**WHAT YOU ARE ASKED TO DO**
Output a verbatim copy of the data, cut off after the line that contains "-0.96, -0.98, -0.99]".

** Start of RAW RECORDS **

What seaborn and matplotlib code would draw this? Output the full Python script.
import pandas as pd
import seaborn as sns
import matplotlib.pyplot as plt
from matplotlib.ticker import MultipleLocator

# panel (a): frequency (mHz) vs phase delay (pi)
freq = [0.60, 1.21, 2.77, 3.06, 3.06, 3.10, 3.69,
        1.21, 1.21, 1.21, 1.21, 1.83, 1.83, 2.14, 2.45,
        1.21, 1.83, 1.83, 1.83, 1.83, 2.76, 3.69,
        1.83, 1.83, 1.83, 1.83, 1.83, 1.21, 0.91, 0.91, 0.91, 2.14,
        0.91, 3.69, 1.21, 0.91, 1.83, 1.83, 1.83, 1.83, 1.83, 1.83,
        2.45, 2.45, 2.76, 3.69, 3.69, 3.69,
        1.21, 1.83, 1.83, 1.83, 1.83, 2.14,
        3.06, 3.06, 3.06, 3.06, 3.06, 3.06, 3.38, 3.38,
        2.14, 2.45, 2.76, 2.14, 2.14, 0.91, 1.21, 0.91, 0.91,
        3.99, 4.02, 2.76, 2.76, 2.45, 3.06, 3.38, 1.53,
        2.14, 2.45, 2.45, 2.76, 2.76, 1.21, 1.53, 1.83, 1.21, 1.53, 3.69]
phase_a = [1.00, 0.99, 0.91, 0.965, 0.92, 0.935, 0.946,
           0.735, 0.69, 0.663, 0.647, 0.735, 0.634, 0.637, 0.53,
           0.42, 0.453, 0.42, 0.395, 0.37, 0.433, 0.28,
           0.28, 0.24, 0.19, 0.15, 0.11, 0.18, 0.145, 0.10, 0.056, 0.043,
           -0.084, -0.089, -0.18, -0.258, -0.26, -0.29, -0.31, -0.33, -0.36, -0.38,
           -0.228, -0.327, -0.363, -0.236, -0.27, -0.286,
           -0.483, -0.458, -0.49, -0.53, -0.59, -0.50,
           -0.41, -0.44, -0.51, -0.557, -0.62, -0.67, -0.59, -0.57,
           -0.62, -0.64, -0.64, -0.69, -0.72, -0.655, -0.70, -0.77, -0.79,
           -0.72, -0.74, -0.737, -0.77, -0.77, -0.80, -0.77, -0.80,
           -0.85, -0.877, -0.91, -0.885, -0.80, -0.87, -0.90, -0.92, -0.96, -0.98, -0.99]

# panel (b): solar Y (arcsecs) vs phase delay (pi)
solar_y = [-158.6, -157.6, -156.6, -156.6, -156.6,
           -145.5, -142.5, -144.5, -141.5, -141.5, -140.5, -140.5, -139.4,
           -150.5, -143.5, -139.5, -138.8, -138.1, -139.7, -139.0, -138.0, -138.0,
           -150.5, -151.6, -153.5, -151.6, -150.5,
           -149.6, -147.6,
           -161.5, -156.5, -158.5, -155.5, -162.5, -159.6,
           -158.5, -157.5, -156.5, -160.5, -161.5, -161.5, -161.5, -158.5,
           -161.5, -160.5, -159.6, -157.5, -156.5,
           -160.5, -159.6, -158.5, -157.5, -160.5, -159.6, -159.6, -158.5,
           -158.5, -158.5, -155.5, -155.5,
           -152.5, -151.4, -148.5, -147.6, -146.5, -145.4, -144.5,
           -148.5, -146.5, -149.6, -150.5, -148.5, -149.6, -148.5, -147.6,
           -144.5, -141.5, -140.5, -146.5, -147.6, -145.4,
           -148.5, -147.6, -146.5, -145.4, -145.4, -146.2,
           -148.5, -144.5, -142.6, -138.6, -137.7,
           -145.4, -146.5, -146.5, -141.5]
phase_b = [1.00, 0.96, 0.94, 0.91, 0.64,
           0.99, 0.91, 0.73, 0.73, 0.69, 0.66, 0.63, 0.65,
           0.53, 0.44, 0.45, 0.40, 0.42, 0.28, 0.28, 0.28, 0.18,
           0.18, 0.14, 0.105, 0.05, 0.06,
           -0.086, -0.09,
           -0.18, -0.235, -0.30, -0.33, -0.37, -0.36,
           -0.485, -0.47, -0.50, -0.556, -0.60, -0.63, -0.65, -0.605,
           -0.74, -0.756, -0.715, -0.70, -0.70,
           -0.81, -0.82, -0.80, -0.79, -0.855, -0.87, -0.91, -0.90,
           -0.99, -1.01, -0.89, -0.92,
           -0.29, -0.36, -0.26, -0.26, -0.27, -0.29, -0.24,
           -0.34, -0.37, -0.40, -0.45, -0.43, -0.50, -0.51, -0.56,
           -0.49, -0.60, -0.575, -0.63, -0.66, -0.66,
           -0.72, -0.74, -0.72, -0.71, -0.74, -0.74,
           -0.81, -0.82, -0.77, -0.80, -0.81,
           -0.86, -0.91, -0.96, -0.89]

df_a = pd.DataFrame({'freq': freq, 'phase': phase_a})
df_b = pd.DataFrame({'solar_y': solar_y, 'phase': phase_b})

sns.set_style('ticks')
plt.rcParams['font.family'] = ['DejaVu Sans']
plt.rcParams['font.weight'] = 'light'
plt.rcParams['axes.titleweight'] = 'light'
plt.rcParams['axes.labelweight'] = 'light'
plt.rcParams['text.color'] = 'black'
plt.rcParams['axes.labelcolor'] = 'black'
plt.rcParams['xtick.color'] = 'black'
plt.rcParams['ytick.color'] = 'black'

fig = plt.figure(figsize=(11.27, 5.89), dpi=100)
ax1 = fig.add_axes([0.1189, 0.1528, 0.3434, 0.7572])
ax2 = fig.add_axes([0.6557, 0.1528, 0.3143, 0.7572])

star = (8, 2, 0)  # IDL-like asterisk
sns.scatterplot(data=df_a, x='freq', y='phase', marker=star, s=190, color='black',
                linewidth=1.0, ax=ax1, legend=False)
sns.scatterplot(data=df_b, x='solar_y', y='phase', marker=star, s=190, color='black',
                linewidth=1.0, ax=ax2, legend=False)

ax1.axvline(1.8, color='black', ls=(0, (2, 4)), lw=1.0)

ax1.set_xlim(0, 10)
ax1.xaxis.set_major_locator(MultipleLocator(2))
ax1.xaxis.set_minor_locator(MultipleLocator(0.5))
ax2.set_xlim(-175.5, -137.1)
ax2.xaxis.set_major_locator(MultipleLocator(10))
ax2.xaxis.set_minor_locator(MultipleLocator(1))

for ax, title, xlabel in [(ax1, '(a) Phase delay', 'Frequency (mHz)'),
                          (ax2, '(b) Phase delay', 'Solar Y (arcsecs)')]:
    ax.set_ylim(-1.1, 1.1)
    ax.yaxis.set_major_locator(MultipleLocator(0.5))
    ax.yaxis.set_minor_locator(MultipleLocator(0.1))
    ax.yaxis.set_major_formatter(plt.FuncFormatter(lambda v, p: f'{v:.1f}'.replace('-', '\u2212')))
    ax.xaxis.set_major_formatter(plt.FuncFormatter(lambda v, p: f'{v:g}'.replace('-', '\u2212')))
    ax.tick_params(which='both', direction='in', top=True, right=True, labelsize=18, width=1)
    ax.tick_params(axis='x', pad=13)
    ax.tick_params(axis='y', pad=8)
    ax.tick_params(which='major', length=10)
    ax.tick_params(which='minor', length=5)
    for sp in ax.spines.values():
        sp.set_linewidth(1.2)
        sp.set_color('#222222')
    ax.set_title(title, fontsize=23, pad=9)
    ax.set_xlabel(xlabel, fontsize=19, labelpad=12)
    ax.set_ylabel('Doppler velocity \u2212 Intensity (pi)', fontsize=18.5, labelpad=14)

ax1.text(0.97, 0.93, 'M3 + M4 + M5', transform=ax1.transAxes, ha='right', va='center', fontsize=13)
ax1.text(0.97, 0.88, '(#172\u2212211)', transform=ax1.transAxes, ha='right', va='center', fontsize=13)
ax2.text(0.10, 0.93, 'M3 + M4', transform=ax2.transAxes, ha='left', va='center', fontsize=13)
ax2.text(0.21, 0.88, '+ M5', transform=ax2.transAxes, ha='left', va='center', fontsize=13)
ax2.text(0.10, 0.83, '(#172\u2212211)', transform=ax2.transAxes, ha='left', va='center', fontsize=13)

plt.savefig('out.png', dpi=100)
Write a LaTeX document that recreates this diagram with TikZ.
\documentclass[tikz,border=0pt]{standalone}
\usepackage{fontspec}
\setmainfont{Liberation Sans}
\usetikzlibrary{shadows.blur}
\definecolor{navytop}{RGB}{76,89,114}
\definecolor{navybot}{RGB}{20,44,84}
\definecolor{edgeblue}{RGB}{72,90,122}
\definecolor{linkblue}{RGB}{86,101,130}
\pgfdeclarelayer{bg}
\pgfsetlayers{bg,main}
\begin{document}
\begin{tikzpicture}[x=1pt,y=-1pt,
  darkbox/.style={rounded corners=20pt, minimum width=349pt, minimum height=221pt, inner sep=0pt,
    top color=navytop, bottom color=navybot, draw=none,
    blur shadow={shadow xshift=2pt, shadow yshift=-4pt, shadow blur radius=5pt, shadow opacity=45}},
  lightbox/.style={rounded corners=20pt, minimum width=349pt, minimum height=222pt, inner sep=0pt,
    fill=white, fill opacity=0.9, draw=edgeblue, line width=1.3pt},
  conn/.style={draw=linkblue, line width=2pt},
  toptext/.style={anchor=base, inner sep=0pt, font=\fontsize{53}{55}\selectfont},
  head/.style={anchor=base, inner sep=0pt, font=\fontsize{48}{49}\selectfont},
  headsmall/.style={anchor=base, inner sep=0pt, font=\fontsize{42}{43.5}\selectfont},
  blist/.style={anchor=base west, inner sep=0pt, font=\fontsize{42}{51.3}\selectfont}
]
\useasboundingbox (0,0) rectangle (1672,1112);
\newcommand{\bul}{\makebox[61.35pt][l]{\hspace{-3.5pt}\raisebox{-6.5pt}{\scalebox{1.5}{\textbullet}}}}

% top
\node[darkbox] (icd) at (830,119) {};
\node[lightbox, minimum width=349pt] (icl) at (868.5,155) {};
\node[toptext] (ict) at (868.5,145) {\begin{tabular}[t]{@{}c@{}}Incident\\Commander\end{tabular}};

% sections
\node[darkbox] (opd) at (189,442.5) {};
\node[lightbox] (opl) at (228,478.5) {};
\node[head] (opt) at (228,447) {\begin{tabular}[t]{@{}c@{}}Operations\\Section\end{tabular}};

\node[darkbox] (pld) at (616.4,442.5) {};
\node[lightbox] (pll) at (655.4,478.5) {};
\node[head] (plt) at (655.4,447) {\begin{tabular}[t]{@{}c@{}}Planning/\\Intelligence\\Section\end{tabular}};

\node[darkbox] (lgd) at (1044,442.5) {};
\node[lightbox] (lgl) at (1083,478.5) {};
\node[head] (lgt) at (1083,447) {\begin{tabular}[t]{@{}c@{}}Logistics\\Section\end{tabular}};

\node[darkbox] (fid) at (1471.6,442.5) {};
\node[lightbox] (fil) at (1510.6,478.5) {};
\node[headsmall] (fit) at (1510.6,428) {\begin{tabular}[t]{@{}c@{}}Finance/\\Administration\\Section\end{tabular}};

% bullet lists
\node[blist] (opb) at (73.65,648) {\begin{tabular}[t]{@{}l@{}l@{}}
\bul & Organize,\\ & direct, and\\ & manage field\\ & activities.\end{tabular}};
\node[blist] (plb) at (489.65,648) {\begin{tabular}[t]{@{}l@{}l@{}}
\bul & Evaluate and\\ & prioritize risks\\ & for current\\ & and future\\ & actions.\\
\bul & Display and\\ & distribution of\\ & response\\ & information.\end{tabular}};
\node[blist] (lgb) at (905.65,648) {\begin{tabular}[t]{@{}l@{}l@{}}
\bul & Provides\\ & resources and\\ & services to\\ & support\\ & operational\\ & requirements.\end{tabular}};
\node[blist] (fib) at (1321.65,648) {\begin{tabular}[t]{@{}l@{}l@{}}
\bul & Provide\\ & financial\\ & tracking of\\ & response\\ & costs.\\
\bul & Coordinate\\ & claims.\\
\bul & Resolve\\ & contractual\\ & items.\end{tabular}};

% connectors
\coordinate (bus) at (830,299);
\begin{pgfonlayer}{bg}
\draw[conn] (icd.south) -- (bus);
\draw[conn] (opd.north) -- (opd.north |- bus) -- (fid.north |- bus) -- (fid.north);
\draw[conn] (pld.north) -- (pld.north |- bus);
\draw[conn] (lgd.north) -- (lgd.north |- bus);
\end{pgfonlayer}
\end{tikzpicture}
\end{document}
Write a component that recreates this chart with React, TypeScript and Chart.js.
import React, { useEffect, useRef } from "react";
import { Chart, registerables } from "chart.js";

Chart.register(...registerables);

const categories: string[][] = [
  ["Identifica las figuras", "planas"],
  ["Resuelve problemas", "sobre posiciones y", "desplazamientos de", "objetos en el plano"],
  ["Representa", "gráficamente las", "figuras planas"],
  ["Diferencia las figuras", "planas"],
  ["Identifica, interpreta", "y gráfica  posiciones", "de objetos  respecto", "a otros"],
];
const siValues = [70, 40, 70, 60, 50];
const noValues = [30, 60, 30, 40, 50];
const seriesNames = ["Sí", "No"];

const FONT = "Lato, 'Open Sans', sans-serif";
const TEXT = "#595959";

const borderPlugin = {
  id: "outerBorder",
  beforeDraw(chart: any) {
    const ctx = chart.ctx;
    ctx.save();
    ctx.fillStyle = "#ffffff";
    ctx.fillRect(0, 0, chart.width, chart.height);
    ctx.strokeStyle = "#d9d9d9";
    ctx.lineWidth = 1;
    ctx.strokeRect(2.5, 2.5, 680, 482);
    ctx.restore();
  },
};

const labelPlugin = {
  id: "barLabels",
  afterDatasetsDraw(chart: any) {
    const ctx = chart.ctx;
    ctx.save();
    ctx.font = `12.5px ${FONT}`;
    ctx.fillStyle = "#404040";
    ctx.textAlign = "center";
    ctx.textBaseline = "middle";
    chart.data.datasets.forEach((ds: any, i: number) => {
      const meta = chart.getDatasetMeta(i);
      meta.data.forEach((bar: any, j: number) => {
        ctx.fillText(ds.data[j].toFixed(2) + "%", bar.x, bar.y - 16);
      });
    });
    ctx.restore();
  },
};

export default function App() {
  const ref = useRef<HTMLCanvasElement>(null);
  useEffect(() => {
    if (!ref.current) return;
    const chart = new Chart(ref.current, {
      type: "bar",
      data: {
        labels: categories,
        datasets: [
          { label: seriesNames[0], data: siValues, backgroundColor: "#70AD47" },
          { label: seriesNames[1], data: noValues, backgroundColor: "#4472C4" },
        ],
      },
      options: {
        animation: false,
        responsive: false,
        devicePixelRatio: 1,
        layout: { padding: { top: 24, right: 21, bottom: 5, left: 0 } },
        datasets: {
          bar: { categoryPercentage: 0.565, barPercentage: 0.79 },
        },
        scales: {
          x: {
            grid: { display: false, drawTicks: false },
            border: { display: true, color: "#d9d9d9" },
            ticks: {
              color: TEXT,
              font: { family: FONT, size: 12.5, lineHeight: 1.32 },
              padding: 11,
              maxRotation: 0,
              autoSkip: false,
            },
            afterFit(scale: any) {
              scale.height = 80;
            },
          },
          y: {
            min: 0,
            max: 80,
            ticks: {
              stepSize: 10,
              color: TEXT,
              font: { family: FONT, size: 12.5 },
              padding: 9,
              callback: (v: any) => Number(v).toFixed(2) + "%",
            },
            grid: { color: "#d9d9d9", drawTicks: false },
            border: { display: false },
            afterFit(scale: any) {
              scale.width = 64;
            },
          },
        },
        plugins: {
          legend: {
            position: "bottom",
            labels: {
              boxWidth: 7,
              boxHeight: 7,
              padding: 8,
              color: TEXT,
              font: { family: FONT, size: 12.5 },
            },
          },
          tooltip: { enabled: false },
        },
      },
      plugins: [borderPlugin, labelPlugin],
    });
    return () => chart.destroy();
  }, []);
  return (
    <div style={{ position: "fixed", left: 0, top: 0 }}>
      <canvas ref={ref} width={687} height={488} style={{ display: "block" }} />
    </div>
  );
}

** End of RAW RECORDS **

**TASK ANSWER**
What seaborn and matplotlib code would draw this? Output the full Python script.
import pandas as pd
import seaborn as sns
import matplotlib.pyplot as plt
from matplotlib.ticker import MultipleLocator

# panel (a): frequency (mHz) vs phase delay (pi)
freq = [0.60, 1.21, 2.77, 3.06, 3.06, 3.10, 3.69,
        1.21, 1.21, 1.21, 1.21, 1.83, 1.83, 2.14, 2.45,
        1.21, 1.83, 1.83, 1.83, 1.83, 2.76, 3.69,
        1.83, 1.83, 1.83, 1.83, 1.83, 1.21, 0.91, 0.91, 0.91, 2.14,
        0.91, 3.69, 1.21, 0.91, 1.83, 1.83, 1.83, 1.83, 1.83, 1.83,
        2.45, 2.45, 2.76, 3.69, 3.69, 3.69,
        1.21, 1.83, 1.83, 1.83, 1.83, 2.14,
        3.06, 3.06, 3.06, 3.06, 3.06, 3.06, 3.38, 3.38,
        2.14, 2.45, 2.76, 2.14, 2.14, 0.91, 1.21, 0.91, 0.91,
        3.99, 4.02, 2.76, 2.76, 2.45, 3.06, 3.38, 1.53,
        2.14, 2.45, 2.45, 2.76, 2.76, 1.21, 1.53, 1.83, 1.21, 1.53, 3.69]
phase_a = [1.00, 0.99, 0.91, 0.965, 0.92, 0.935, 0.946,
           0.735, 0.69, 0.663, 0.647, 0.735, 0.634, 0.637, 0.53,
           0.42, 0.453, 0.42, 0.395, 0.37, 0.433, 0.28,
           0.28, 0.24, 0.19, 0.15, 0.11, 0.18, 0.145, 0.10, 0.056, 0.043,
           -0.084, -0.089, -0.18, -0.258, -0.26, -0.29, -0.31, -0.33, -0.36, -0.38,
           -0.228, -0.327, -0.363, -0.236, -0.27, -0.286,
           -0.483, -0.458, -0.49, -0.53, -0.59, -0.50,
           -0.41, -0.44, -0.51, -0.557, -0.62, -0.67, -0.59, -0.57,
           -0.62, -0.64, -0.64, -0.69, -0.72, -0.655, -0.70, -0.77, -0.79,
           -0.72, -0.74, -0.737, -0.77, -0.77, -0.80, -0.77, -0.80,
           -0.85, -0.877, -0.91, -0.885, -0.80, -0.87, -0.90, -0.92, -0.96, -0.98, -0.99]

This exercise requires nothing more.